Pictures stay out. Extract the lines below from the first one through the line with "fig = go.Figure()", both included.

**MATERIAL PROVIDED**
....
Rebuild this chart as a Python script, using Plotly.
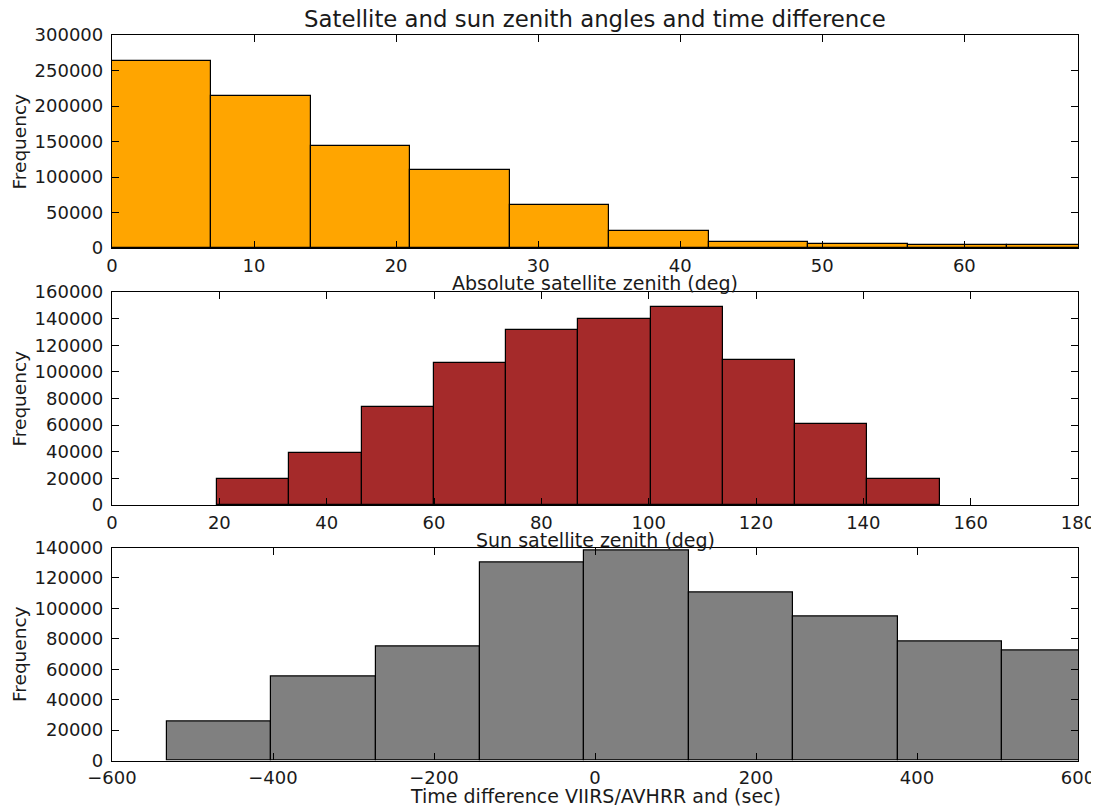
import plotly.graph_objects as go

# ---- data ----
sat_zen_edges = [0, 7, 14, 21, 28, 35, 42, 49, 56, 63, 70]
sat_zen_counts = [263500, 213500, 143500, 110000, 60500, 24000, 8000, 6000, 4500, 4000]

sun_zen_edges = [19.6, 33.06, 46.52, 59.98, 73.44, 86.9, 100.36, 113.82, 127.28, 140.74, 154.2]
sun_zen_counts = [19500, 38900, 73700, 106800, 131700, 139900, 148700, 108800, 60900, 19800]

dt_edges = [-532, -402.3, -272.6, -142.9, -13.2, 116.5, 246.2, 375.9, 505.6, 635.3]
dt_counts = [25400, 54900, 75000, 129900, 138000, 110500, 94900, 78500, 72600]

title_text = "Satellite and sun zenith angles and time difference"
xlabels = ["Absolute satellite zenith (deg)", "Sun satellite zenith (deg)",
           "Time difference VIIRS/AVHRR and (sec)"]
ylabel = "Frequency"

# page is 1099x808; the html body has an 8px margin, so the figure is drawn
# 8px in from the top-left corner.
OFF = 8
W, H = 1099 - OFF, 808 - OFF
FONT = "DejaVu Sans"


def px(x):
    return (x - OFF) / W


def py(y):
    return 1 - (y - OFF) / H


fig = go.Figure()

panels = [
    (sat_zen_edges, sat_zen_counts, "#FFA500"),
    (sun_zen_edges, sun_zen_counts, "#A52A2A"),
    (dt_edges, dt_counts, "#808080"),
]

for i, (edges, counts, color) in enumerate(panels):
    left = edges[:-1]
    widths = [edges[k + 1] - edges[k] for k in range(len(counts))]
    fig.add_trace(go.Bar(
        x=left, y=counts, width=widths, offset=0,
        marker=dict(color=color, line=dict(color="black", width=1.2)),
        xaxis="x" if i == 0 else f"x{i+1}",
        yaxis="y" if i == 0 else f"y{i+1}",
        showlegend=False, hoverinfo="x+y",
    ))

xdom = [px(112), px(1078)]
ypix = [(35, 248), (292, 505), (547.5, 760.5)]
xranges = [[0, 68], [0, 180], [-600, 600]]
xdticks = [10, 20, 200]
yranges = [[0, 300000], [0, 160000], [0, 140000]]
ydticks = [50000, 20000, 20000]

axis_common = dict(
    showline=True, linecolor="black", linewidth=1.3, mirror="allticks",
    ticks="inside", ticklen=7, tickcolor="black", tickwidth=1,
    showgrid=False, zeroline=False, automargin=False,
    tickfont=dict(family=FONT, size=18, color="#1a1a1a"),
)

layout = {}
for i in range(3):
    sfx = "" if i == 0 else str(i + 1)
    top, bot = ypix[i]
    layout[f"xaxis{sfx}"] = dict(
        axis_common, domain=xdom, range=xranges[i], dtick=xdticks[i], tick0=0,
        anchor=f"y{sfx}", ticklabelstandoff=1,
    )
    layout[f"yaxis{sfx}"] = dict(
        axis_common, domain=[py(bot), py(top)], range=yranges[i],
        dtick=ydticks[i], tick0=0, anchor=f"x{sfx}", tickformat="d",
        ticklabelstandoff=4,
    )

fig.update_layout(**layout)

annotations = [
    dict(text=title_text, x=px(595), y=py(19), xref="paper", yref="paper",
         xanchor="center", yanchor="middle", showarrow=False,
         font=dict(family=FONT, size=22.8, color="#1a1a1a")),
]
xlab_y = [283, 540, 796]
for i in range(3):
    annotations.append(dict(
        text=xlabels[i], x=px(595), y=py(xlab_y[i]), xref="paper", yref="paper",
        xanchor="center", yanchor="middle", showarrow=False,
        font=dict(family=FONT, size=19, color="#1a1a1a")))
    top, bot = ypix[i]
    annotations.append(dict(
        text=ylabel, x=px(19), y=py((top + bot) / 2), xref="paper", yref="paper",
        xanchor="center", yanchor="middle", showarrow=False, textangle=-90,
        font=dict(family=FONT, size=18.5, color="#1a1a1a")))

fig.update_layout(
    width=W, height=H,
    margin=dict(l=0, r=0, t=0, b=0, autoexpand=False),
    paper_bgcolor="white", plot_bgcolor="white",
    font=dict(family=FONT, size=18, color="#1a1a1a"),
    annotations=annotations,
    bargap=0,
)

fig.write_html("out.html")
....
**SOLUTION BELOW**
Rebuild this chart as a Python script, using Plotly.
import plotly.graph_objects as go

# ---- data ----
sat_zen_edges = [0, 7, 14, 21, 28, 35, 42, 49, 56, 63, 70]
sat_zen_counts = [263500, 213500, 143500, 110000, 60500, 24000, 8000, 6000, 4500, 4000]

sun_zen_edges = [19.6, 33.06, 46.52, 59.98, 73.44, 86.9, 100.36, 113.82, 127.28, 140.74, 154.2]
sun_zen_counts = [19500, 38900, 73700, 106800, 131700, 139900, 148700, 108800, 60900, 19800]

dt_edges = [-532, -402.3, -272.6, -142.9, -13.2, 116.5, 246.2, 375.9, 505.6, 635.3]
dt_counts = [25400, 54900, 75000, 129900, 138000, 110500, 94900, 78500, 72600]

title_text = "Satellite and sun zenith angles and time difference"
xlabels = ["Absolute satellite zenith (deg)", "Sun satellite zenith (deg)",
           "Time difference VIIRS/AVHRR and (sec)"]
ylabel = "Frequency"

# page is 1099x808; the html body has an 8px margin, so the figure is drawn
# 8px in from the top-left corner.
OFF = 8
W, H = 1099 - OFF, 808 - OFF
FONT = "DejaVu Sans"


def px(x):
    return (x - OFF) / W


def py(y):
    return 1 - (y - OFF) / H


fig = go.Figure()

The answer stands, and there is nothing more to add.